Adele Francis was born on 19 March 1959 in Solihull, where her parents ran a printing business. Growing up with her sister Lorna, she loved showjumping and had her own horse. Much later she returned to riding, prompted by her son who had taken up polo.
Her affinity for scientific research initially drew her to a career in the laboratory. After a BSc in biology, she became a research assistant to hepatologist Sheila Sherlock at London’s Royal Free Hospital. After her PhD, she returned to Birmingham and became a postdoctoral research fellow at the Queen Elizabeth Hospital’s renal unit.
But in 1986 her career took a new path. She entered a fast track medical course at the University of Birmingham, graduating in 1990. It was during this time that she met gynaecologist Noel Fitzgibbon, whom she married in 1998. The couple had two children: Marianne in 1999 and Michael in 2001.
Francis rose through the ranks at the Queen Elizabeth Hospital Birmingham, becoming a consultant in 2001 and the linchpin of the unit, according to colleague Michael Hallissey. As well as the LORIS trial, Francis organised several other research projects. In 2007 she became the chief investigator of the Neo-Excel trial, which aimed to find the best combination of aromatase and COX-2 inhibitors to shrink postmenopausal breast cancer, in order to minimise subsequent surgery.
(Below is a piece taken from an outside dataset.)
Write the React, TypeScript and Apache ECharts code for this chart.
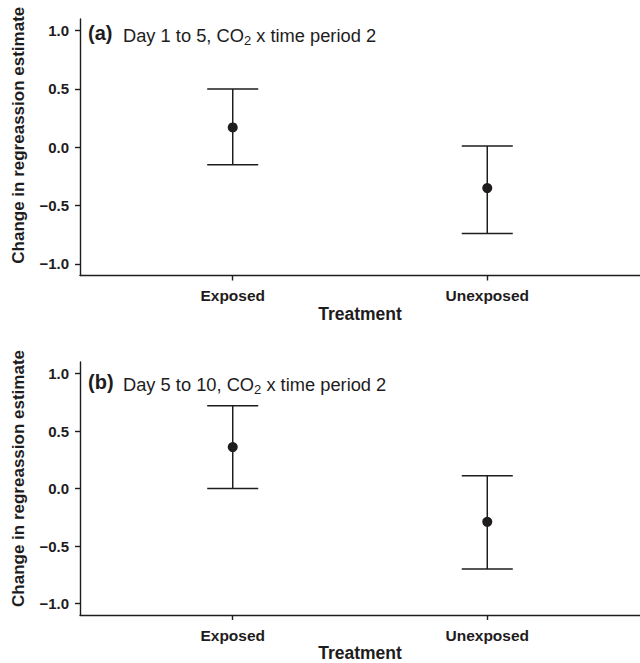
import React, { useEffect, useRef } from "react";
import * as echarts from "echarts";

const categories = ["Exposed", "Unexposed"];
const xPositions = [1, 2];
const yTicks = [-1, -0.5, 0, 0.5, 1];

const panelLabels = ["(a)", "(b)"];
const panelTitlesPre = ["Day 1 to 5, CO", "Day 5 to 10, CO"];
const panelTitlesPost = [" x time period 2", " x time period 2"];

const meanA = [0.17, -0.35];
const lowerA = [-0.15, -0.74];
const upperA = [0.5, 0.01];

const meanB = [0.36, -0.29];
const lowerB = [0.0, -0.7];
const upperB = [0.72, 0.11];

const INK = "#1e1c1d";
const FONT = "'Liberation Sans', Arial, Helvetica, sans-serif";

export default function App() {
  const ref = useRef<HTMLDivElement>(null);

  useEffect(() => {
    document.body.style.margin = "0";
    if (!ref.current) return;
    const chart = echarts.init(ref.current, null, { renderer: "svg" });

    const grids = [
      { left: 80, top: 19, width: 564, height: 256.5 },
      { left: 80, top: 362, width: 564, height: 257 },
    ];

    const fmtY = (v: number) =>
      v < 0 ? "\u2212" + Math.abs(v).toFixed(1) : v.toFixed(1);

    const xAxes = grids.map((_, i) => ({
      type: "value",
      gridIndex: i,
      min: 0.4,
      max: 2.6,
      name: "Treatment",
      nameLocation: "middle",
      nameGap: 29,
      nameTextStyle: { fontFamily: FONT, fontWeight: "bold", fontSize: 17.5, color: INK },
      splitLine: { show: false },
      axisLine: { show: true, onZero: false, lineStyle: { color: INK, width: 1.4 } },
      axisTick: { show: true, customValues: xPositions, length: 5, lineStyle: { color: INK, width: 1.4 } },
      axisLabel: {
        customValues: xPositions,
        margin: 12,
        fontFamily: FONT,
        fontWeight: "bold",
        fontSize: 15.5,
        color: INK,
        formatter: (v: number) => categories[xPositions.indexOf(v)] ?? "",
      },
    }));

    const yAxes = grids.map((_, i) => ({
      type: "value",
      gridIndex: i,
      min: -1.1,
      max: 1.1,
      splitLine: { show: false },
      axisLine: { show: true, onZero: false, lineStyle: { color: INK, width: 1.4 } },
      axisTick: { show: true, customValues: yTicks, length: 5, lineStyle: { color: INK, width: 1.4 } },
      axisLabel: {
        customValues: yTicks,
        margin: 11,
        fontFamily: FONT,
        fontWeight: "bold",
        fontSize: 15,
        color: INK,
        formatter: fmtY,
      },
    }));

    const panels = [
      { mean: meanA, lower: lowerA, upper: upperA },
      { mean: meanB, lower: lowerB, upper: upperB },
    ];

    const series: any[] = [];
    panels.forEach((p, i) => {
      series.push({
        type: "custom",
        xAxisIndex: i,
        yAxisIndex: i,
        encode: { x: 0, y: [1, 2] },
        data: xPositions.map((x, k) => [x, p.lower[k], p.upper[k]]),
        renderItem: (params: any, api: any) => {
          const x = api.value(0);
          const lo = api.coord([x, api.value(1)]);
          const hi = api.coord([x, api.value(2)]);
          const hw = 25.5;
          const style = { stroke: INK, lineWidth: 1.5 };
          return {
            type: "group",
            children: [
              { type: "line", shape: { x1: lo[0], y1: lo[1], x2: hi[0], y2: hi[1] }, style },
              { type: "line", shape: { x1: lo[0] - hw, y1: lo[1], x2: lo[0] + hw, y2: lo[1] }, style },
              { type: "line", shape: { x1: hi[0] - hw, y1: hi[1], x2: hi[0] + hw, y2: hi[1] }, style },
            ],
          };
        },
        z: 2,
      });
      series.push({
        type: "scatter",
        xAxisIndex: i,
        yAxisIndex: i,
        symbol: "circle",
        symbolSize: 10,
        itemStyle: { color: INK, opacity: 1 },
        data: xPositions.map((x, k) => [x, p.mean[k]]),
        z: 3,
      });
    });

    const graphic: any[] = [];
    grids.forEach((g, i) => {
      const axisCenter = g.top + g.height / 2;
      graphic.push({
        type: "text",
        x: 18,
        y: axisCenter - 12,
        rotation: Math.PI / 2,
        style: {
          text: "Change in regreassion estimate",
          fontFamily: FONT,
          fontWeight: "bold",
          fontSize: 17,
          fill: INK,
          align: "center",
          verticalAlign: "middle",
        },
      });
      const titleY = i === 0 ? 33 : 382;
      graphic.push({
        type: "text",
        x: 88,
        y: titleY,
        style: {
          text: panelLabels[i],
          fontFamily: FONT,
          fontWeight: "bold",
          fontSize: 20,
          fill: INK,
          align: "left",
          verticalAlign: "middle",
        },
      });
      graphic.push({
        type: "text",
        x: 123,
        y: titleY + 2,
        style: {
          text: "{t|" + panelTitlesPre[i] + "}{s|2}{t|" + panelTitlesPost[i] + "}",
          fill: INK,
          align: "left",
          verticalAlign: "middle",
          rich: {
            t: { fontFamily: FONT, fontSize: 18.3, lineHeight: 24, fill: INK, verticalAlign: "middle" },
            s: { fontFamily: FONT, fontSize: 13, lineHeight: 13, fill: INK, verticalAlign: "bottom" },
          },
        },
      });
    });

    chart.setOption({
      animation: false,
      backgroundColor: "#ffffff",
      grid: grids,
      xAxis: xAxes,
      yAxis: yAxes,
      series,
      graphic,
    });

    return () => chart.dispose();
  }, []);

  return <div ref={ref} style={{ width: 640, height: 663 }} />;
}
NOSTRA was another project to minimise surgery. Opening this year, the preliminary trial aims to show whether surgery is still needed when there is no discernible tumour after chemotherapy.
Francis became an honorary professor in cancer sciences at the University of Birmingham and in 2013 was appointed the subspecialty lead for breast cancer research at the Royal College of Surgeons. She used her appointments to campaign to make research an integral part of all UK breast units’ work and to mentor young breast surgeons and nurse specialists. She attended meetings of the Mammary Fold (the national breast trainees’ group) and other groups, commending the benefits of patient involvement in trials.
Francis savoured life and its pleasures—she delighted in her family and loved to travel. When she was taken ill her bag was found packed, ready to go skiing on Boxing Day. Colleagues remember her laugh, her kindnesses, and readiness to talk into the evening over a glass of wine. She was at the top of her game when she was taken ill in December with pancreatic cancer, dying on 8 January at the age of 57.
Her colleague and friend Lesley Fallowfield spoke of a poem by Ralph Waldo Emerson defining success as: “To know even one life breathed easier because you have lived.” Many thousands of women with breast cancer may breathe easier thanks to Adele Francis.
She leaves her husband, Noel, and two children.